Data section –
## START

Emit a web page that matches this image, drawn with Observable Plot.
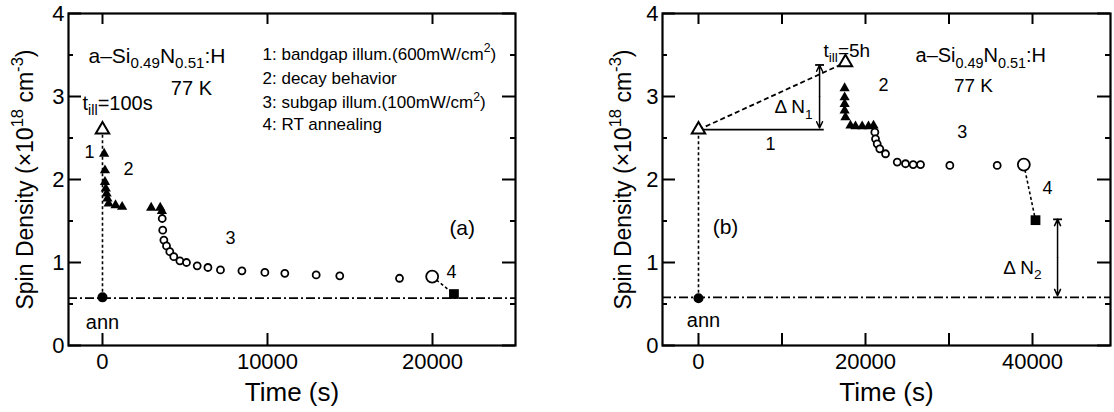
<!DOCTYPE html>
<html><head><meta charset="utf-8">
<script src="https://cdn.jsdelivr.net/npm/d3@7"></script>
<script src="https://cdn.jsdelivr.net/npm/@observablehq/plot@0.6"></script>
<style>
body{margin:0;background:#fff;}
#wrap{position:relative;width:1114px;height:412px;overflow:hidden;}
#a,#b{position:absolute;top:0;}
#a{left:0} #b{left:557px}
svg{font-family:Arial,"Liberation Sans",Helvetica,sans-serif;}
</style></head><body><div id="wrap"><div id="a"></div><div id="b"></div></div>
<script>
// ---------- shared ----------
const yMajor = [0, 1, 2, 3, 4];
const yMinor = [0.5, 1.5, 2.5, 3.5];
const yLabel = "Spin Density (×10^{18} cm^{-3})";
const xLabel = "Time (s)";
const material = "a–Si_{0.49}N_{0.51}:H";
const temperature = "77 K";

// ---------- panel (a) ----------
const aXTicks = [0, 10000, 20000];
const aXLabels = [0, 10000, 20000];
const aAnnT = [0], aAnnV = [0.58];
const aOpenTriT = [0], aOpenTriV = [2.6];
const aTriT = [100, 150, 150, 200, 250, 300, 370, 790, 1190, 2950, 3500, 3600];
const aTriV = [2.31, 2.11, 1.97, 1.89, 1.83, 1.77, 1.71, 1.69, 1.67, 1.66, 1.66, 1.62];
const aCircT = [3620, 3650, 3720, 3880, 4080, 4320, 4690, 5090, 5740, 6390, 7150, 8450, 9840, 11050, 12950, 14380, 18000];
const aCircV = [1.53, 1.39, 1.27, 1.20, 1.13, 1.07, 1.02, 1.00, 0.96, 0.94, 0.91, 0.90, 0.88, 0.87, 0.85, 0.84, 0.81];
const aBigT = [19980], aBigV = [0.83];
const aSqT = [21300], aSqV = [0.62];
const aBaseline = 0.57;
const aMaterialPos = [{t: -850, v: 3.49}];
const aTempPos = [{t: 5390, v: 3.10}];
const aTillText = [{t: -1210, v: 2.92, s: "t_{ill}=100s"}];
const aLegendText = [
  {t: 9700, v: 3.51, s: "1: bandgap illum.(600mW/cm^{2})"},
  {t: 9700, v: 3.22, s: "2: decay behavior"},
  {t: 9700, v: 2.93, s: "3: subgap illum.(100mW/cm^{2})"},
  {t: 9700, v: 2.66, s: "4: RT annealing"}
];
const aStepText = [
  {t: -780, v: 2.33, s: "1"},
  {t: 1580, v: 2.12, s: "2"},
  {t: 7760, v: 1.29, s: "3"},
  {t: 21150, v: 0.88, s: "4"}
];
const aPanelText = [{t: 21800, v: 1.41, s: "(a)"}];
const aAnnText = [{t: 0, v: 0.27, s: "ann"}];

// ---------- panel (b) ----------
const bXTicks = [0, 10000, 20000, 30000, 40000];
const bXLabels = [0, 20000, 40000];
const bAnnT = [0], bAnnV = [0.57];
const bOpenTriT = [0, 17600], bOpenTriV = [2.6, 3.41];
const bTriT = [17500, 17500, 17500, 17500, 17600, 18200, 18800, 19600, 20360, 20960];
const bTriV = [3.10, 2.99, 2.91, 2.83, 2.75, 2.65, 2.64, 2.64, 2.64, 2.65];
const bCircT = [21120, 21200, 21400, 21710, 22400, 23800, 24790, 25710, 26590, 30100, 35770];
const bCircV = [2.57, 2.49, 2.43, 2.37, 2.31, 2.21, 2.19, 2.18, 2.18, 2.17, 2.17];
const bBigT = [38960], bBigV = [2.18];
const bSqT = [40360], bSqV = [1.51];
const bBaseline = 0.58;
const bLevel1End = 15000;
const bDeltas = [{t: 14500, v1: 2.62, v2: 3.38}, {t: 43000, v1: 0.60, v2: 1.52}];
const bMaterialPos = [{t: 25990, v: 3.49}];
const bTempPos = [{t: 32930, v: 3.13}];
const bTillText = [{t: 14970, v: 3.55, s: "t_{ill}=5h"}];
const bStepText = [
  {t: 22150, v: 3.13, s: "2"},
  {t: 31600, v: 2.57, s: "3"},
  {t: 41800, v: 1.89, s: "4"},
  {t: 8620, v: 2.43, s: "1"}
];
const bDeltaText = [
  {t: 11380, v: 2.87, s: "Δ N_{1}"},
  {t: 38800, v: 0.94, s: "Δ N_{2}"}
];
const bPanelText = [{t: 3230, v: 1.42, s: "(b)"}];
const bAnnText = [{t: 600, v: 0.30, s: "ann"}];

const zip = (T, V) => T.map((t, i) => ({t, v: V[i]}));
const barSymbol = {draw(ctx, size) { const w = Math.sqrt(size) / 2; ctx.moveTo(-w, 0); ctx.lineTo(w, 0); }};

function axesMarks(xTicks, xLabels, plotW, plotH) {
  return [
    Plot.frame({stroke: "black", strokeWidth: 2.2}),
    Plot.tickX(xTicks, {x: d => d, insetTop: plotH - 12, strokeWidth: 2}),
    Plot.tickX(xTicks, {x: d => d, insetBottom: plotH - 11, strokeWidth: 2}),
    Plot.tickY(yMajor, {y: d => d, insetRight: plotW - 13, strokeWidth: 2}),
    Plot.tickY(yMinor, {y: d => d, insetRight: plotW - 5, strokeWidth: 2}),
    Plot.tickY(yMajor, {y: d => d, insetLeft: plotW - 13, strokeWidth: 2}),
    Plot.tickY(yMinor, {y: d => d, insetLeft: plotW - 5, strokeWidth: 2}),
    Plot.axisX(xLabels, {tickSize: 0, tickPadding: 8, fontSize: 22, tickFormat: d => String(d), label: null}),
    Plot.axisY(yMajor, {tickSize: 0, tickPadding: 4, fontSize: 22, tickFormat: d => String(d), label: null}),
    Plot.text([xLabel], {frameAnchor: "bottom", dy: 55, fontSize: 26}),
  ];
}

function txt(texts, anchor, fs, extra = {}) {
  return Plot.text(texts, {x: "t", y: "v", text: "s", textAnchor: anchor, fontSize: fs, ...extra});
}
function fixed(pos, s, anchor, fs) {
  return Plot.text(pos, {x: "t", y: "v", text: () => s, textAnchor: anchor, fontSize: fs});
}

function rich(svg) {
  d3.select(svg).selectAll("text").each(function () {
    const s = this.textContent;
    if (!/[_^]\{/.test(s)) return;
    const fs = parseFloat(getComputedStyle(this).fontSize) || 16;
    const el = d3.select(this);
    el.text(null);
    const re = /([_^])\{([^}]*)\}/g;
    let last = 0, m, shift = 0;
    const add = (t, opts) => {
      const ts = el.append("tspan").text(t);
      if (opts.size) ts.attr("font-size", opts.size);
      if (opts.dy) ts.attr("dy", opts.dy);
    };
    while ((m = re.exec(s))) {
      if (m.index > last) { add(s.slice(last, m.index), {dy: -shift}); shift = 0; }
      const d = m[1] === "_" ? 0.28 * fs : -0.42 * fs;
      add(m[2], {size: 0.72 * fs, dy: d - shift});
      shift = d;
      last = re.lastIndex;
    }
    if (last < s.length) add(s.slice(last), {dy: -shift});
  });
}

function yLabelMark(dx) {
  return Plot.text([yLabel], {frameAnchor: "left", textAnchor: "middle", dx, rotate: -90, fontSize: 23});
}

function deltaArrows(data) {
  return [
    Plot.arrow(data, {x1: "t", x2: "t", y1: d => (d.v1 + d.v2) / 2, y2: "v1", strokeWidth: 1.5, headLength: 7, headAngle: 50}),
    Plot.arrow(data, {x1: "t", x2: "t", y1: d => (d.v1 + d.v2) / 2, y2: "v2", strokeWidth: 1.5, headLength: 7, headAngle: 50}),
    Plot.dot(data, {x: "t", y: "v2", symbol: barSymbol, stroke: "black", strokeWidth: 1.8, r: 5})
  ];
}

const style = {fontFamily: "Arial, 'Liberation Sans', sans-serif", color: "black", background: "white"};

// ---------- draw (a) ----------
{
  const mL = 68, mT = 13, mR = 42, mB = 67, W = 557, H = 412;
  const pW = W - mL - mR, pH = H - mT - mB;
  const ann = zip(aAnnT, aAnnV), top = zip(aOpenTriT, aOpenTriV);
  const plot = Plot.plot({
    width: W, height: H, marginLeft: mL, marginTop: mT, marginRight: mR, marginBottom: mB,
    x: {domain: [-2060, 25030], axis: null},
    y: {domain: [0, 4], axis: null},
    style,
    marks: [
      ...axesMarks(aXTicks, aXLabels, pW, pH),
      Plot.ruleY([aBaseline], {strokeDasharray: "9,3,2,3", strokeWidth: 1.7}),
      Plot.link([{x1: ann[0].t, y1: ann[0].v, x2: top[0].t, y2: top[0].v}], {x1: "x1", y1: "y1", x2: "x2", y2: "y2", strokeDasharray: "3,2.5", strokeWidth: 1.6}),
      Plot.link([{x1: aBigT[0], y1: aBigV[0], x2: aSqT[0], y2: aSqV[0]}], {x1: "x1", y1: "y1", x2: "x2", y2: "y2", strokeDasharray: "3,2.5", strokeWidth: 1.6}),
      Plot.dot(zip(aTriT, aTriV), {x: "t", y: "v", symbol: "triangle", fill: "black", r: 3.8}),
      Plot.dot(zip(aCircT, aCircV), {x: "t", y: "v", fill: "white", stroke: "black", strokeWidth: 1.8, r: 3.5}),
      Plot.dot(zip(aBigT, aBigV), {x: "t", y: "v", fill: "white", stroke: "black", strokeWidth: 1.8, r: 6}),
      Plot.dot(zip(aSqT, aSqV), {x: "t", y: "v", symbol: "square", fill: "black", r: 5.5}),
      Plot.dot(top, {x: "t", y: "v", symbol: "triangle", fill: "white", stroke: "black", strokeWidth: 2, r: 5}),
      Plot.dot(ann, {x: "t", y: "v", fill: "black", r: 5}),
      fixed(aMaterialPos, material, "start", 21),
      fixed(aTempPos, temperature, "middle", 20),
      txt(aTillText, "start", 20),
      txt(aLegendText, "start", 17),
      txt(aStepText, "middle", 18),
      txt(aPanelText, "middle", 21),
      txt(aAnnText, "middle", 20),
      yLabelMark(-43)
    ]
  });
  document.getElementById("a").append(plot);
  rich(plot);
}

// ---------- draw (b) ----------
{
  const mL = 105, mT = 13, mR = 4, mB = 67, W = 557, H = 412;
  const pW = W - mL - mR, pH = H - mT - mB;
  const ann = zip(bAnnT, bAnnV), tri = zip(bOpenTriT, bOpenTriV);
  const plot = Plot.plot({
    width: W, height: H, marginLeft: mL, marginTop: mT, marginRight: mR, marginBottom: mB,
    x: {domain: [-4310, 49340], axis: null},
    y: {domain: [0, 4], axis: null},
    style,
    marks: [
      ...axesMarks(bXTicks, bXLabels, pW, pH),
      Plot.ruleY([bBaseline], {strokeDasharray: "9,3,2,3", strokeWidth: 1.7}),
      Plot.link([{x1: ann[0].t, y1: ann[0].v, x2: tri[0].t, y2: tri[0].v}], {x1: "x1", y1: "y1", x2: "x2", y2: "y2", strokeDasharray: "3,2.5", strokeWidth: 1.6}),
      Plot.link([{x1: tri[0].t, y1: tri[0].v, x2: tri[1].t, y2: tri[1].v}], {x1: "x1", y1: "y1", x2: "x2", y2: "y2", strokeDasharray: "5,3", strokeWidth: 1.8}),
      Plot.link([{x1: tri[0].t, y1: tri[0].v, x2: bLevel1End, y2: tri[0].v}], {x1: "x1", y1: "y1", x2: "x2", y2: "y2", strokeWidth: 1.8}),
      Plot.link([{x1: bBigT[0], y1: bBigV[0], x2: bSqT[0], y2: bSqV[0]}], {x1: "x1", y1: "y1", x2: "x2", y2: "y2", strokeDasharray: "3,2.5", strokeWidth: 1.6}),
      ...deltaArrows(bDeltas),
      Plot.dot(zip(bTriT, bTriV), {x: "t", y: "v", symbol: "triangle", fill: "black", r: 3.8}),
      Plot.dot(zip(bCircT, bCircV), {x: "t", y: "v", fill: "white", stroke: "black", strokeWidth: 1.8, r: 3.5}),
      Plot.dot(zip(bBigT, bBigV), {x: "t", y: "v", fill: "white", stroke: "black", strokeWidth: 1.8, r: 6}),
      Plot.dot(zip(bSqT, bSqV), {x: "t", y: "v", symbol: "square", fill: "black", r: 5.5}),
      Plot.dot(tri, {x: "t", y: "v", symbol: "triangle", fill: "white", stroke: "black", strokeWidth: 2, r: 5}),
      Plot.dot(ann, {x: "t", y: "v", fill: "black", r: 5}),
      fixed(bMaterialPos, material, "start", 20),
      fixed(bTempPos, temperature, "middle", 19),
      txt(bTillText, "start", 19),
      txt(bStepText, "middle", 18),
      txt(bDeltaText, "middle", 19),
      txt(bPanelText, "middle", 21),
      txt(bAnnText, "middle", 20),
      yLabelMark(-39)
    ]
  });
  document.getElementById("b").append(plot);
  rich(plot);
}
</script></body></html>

## END

Task description –
Extract every line above that contains the word "this".

The response –
Emit a web page that matches this image, drawn with Observable Plot.
    const s = this.textContent;
    const fs = parseFloat(getComputedStyle(this).fontSize) || 16;
    const el = d3.select(this);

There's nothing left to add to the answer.